3 - Conference instructs National Council to work with Government in order to ensure that schools are not shoe-horned into a system which is not appropriate for all pupils, such as RAISEonline, but they are given the right to exercise their professional judgement in using both commercial and ‘in-house’ systems that measure and acknowledge the full range of their pupils’ achievements.

 

Early Years

4 - The demands of the Early Years Foundation Stage profile assessments are taking teachers away from teaching. NAHT should make representation to the appropriate body to change this.

 

Accountability and the Future of Inspection

5 - The accountability systems of the DCSF, and Ofsted in particular, now exert a corrosive influence on schools which hinders teaching and learning; places unacceptable stress upon school leaders and now provides little better than job justification for the army of inspectors, SIPS and other species of bean counter. Conference asks for a ‘battle plan’ to combat this scourge of true education.

 

6 - Conference deplores the high stakes and often negative relationship that Ofsted has with schools and urges National Council to work towards a new relationship between schools, local authorities, their leaders and inspectors that involves them working as partners to effect school improvement through the development and delivery of an agreed action plan incorporating a resource and support package following every inspection. Conference further urges National Council to lobby Government and Ofsted, as appropriate, for an inspection regime that takes into account the quality of resource and support provided to individual schools by local authorities, and subjects that to the same rigorous assessment as faced by schools and their leaders.

 

7 - NAHT Cymru endorses the principles underpinning the School Effectiveness Framework, but cautions against the creation of an onerous bureaucratic system to support the framework which would drain resources from front-line services in schools.

 

Workload/Conditions of Service

8 - Levels of school leader workload are still excessive despite the provisions of the National Agreement on work life balance, dedicated headship time and leadership and management time.
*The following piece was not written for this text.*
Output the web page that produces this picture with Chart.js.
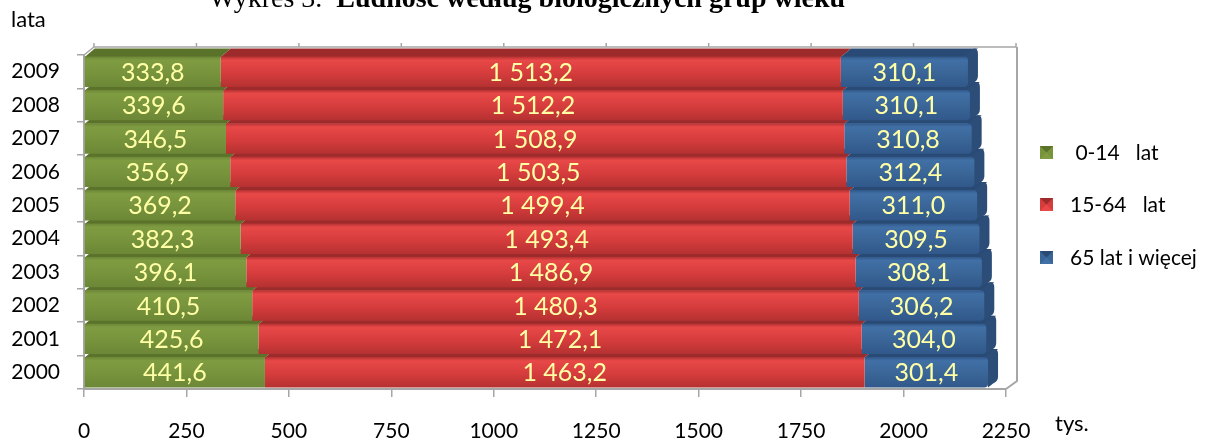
<!DOCTYPE html>
<html>
<head>
<meta charset="utf-8">
<script src="https://cdn.jsdelivr.net/npm/chart.js@4"></script>
<style>
  html, body { margin: 0; padding: 0; background: #fff; }
  #wrap { position: relative; width: 1206px; height: 438px; }
</style>
</head>
<body>
<div id="wrap"><canvas id="myChart" width="1206" height="438"></canvas></div>
<script>
// lata (od dołu do góry)
const years = ['2000', '2001', '2002', '2003', '2004', '2005', '2006', '2007', '2008', '2009'];
const age0_14 = [441.6, 425.6, 410.5, 396.1, 382.3, 369.2, 356.9, 346.5, 339.6, 333.8];
const age15_64 = [1463.2, 1472.1, 1480.3, 1486.9, 1493.4, 1499.4, 1503.5, 1508.9, 1512.2, 1513.2];
const age65plus = [301.4, 304.0, 306.2, 308.1, 309.5, 311.0, 312.4, 310.8, 310.1, 310.1];
const seriesNames = [' 0-14   lat', '15-64   lat', '65 lat i więcej'];
const xTicks = [0, 250, 500, 750, 1000, 1250, 1500, 1750, 2000, 2250];

const front = ['#77933c', '#d63c3c', '#3a6597'];
const light = ['#7f9c42', '#e84848', '#4170a6'];
const dark = ['#6c8736', '#b53131', '#31588a'];
const top_face = ['#5a7229', '#9e2b2b', '#284a74'];
const DX = 10, DY = -8;
const BAR_PCT = 0.91;
const FONT = 'Lato, "Open Sans", sans-serif';

function fmt(v) {
    let s = v.toFixed(1).split('.');
    let i = s[0].replace(/\B(?=(\d{3})+(?!\d))/g, ' ');
    return i + ',' + s[1];
}

function barFill(d) {
    return (c) => {
        const ch = c.chart;
        const a = ch.chartArea;
        if (!a || !ch.scales.y) return front[d];
        const yc = ch.scales.y.getPixelForValue(c.dataIndex);
        const h = (a.bottom - a.top) / ch.data.labels.length * BAR_PCT;
        const g = ch.ctx.createLinearGradient(0, yc - h / 2, 0, yc + h / 2);
        g.addColorStop(0, dark[d]);
        g.addColorStop(0.12, light[d]);
        g.addColorStop(0.55, front[d]);
        g.addColorStop(1, dark[d]);
        return g;
    };
}

// pseudo-3D: tylna ściana, górne i boczne ściany słupków
const depthPlugin = {
    id: 'depth',
    beforeDatasetsDraw(chart) {
        const ctx = chart.ctx;
        const a = chart.chartArea;
        const xs = chart.scales.x;
        ctx.save();
        ctx.strokeStyle = '#a6a6a6';
        ctx.lineWidth = 1.5;
        ctx.beginPath();
        ctx.moveTo(a.left, a.top);
        ctx.lineTo(a.left + DX, a.top + DY);
        ctx.lineTo(a.right + DX, a.top + DY);
        ctx.stroke();
        ctx.lineWidth = 2;
        ctx.beginPath();
        ctx.moveTo(a.right + DX + 1, a.top + DY);
        ctx.lineTo(a.right + DX + 1, a.bottom + DY);
        ctx.lineTo(a.right, a.bottom);
        ctx.stroke();
        ctx.lineWidth = 1.5;
        xTicks.forEach(t => {
            const px = xs.getPixelForValue(t) + DX;
            ctx.beginPath();
            ctx.moveTo(px, a.top + DY - 4);
            ctx.lineTo(px, a.top + DY);
            ctx.stroke();
        });
        const n = chart.data.labels.length;
        for (let i = 0; i < n; i++) {
            chart.data.datasets.forEach((ds, d) => {
                const el = chart.getDatasetMeta(d).data[i];
                const x0 = Math.min(el.base, el.x), x1 = Math.max(el.base, el.x);
                const t = el.y - el.height / 2, b = el.y + el.height / 2;
                ctx.fillStyle = top_face[d];
                ctx.beginPath();
                ctx.moveTo(x0, t + 0.5);
                ctx.lineTo(x0 + DX, t + DY);
                ctx.lineTo(x1 + DX, t + DY);
                ctx.lineTo(x1, t + 0.5);
                ctx.closePath();
                ctx.fill();
                if (d === chart.data.datasets.length - 1) {
                    ctx.fillStyle = '#2b4d78';
                    ctx.beginPath();
                    ctx.moveTo(x1 - 4, t);
                    ctx.lineTo(x1 + DX - 4, t + DY);
                    ctx.quadraticCurveTo(x1 + DX, t + DY, x1 + DX, t + DY + 5);
                    ctx.lineTo(x1 + DX, b + DY - 3);
                    ctx.quadraticCurveTo(x1 + DX, b + DY + 2, x1 + DX - 5, b + DY + 4);
                    ctx.lineTo(x1, b);
                    ctx.closePath();
                    ctx.fill();
                }
            });
        }
        ctx.restore();
    },
    afterDatasetsDraw(chart) {
        const ctx = chart.ctx;
        ctx.save();
        ctx.font = '25px ' + FONT;
        ctx.fillStyle = '#ffffa6';
        ctx.textAlign = 'center';
        ctx.textBaseline = 'middle';
        chart.data.datasets.forEach((ds, d) => {
            chart.getDatasetMeta(d).data.forEach((el, i) => {
                ctx.fillText(fmt(ds.data[i]), (el.base + el.x) / 2, el.y + 1);
            });
        });
        ctx.restore();
    },
    afterDraw(chart) {
        const ctx = chart.ctx;
        ctx.save();
        ctx.fillStyle = '#000';
        ctx.textBaseline = 'alphabetic';
        // tytuł (ucięty u góry)
        const serif = '"Liberation Serif", "Times New Roman", serif';
        ctx.font = '28px ' + serif;
        const p1 = 'Wykres 3.  ';
        const w1 = ctx.measureText(p1).width;
        ctx.font = 'bold 28px ' + serif;
        const p2 = 'Ludność według biologicznych grup wieku';
        const w2 = ctx.measureText(p2).width;
        let x = 527 - (w1 + w2) / 2;
        ctx.font = '28px ' + serif;
        ctx.fillText(p1, x, 7);
        ctx.font = 'bold 28px ' + serif;
        ctx.fillText(p2, x + w1, 7);

        ctx.font = '22px ' + FONT;
        ctx.textBaseline = 'middle';
        ctx.fillText('lata', 11, 20);
        ctx.fillText('tys.', 1055, 424);

        // legenda
        const ly = [152, 204, 257];
        chart.data.datasets.forEach((ds, d) => {
            const mx = 1040, my = ly[d] - 6, s = 13;
            ctx.fillStyle = front[d];
            ctx.fillRect(mx, my, s, s);
            ctx.fillStyle = top_face[d];
            ctx.beginPath();
            ctx.moveTo(mx, my);
            ctx.lineTo(mx + s, my);
            ctx.lineTo(mx + s / 2, my + s / 2);
            ctx.closePath();
            ctx.fill();
            ctx.fillStyle = light[d];
            ctx.beginPath();
            ctx.moveTo(mx, my + s);
            ctx.lineTo(mx + s, my + s);
            ctx.lineTo(mx + s / 2, my + s / 2);
            ctx.closePath();
            ctx.fill();
            ctx.fillStyle = '#000';
            ctx.font = '21px ' + FONT;
            ctx.fillText(ds.label, 1070, ly[d] + 1);
        });
        ctx.restore();
    }
};

const ctx = document.getElementById('myChart').getContext('2d');
const myChart = new Chart(ctx, {
    type: 'bar',
    data: {
        labels: years,
        datasets: [
            { label: seriesNames[0], data: age0_14, backgroundColor: barFill(0) },
            { label: seriesNames[1], data: age15_64, backgroundColor: barFill(1) },
            { label: seriesNames[2], data: age65plus, backgroundColor: barFill(2),
              borderRadius: { topRight: 4, bottomRight: 4 }, borderSkipped: false }
        ]
    },
    options: {
        indexAxis: 'y',
        responsive: false,
        animation: false,
        events: [],
        datasets: { bar: { categoryPercentage: 1.0, barPercentage: BAR_PCT } },
        layout: { padding: { top: 55, right: 200, left: 0, bottom: 0 } },
        plugins: { legend: { display: false }, tooltip: { enabled: false } },
        scales: {
            x: {
                stacked: true,
                min: 0,
                max: 2250,
                afterBuildTicks: (s) => { s.ticks = xTicks.map(v => ({ value: v })); },
                afterFit: (s) => { s.height = 49; },
                ticks: { color: '#000', padding: 22, maxRotation: 0,
                         callback: (v) => String(v),
                         font: { family: FONT, size: 21 } },
                grid: { drawOnChartArea: false, tickLength: 8, color: '#a6a6a6', lineWidth: 1.5 },
                border: { color: '#a6a6a6', width: 2 }
            },
            y: {
                stacked: true,
                reverse: true,
                afterFit: (s) => { s.width = 84; },
                ticks: { color: '#000', padding: 17, font: { family: FONT, size: 21 } },
                grid: { drawOnChartArea: false, tickLength: 7, color: '#a6a6a6', lineWidth: 1.5 },
                border: { color: '#a6a6a6', width: 2 }
            }
        }
    },
    plugins: [depthPlugin]
});
</script>
</body>
</html>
Conference calls on Government to require local authorities and governing bodies to implement the provisions of the workload agreement in relation to school leaders.

 

9 - Conference calls upon the national WAMG to produce a Note of Guidance as a matter of urgency on the issue of Dedicated Headship Time.

 

10 - It is now clear that the Workload Agreement has added substantially to school leaders’ workload and further problems are being caused at local WAMG level by local reinterpretation of statutory requirements. Conference instructs the National Council to issue specific advice to all Association negotiators on how to counter this pernicious trend.

 

Local Authorities, Funding and Bureaucracy

11 - Conference believes that the current model of leadership in Children’s Services is not fit for purpose. We call for urgent action to amend the statutory structure for local authorities to include the positions of Director of Education/Schools and Director of Child Care, which recognise the specialist skills and knowledge required for each area, and who would report to the Director of Children’s Services, who would still manage the strategic overview. We believe that failure to take urgent action on this issue could result in further dilution of services to schools and damage to the educational opportunities available to children and young people.

 

12 - Conference demands that the Government recognises the urgent need to rein in red tape, so that schools can concentrate on teaching and learning, and the money saved from useless bureaucratic processes can be ploughed back into schools.

 

13 - Local authorities are implementing the many initiatives in an arbitrary way and putting undue pressure on heads and schools by their zeal. Conference calls upon the Association to work with local authorities to ensure that initiatives are implemented consistently across the country with due regard to workload and any impact on standards.

 

14 - The Introduction of learning platforms has wasted millions of pounds. NAHT should seek to ensure that the Government at least acknowledges this state of affairs.

 

15 - Conference calls upon the NAHT to ensure that colleagues who agree to fill headship vacancies on a temporary basis are fully supported by their local authorities.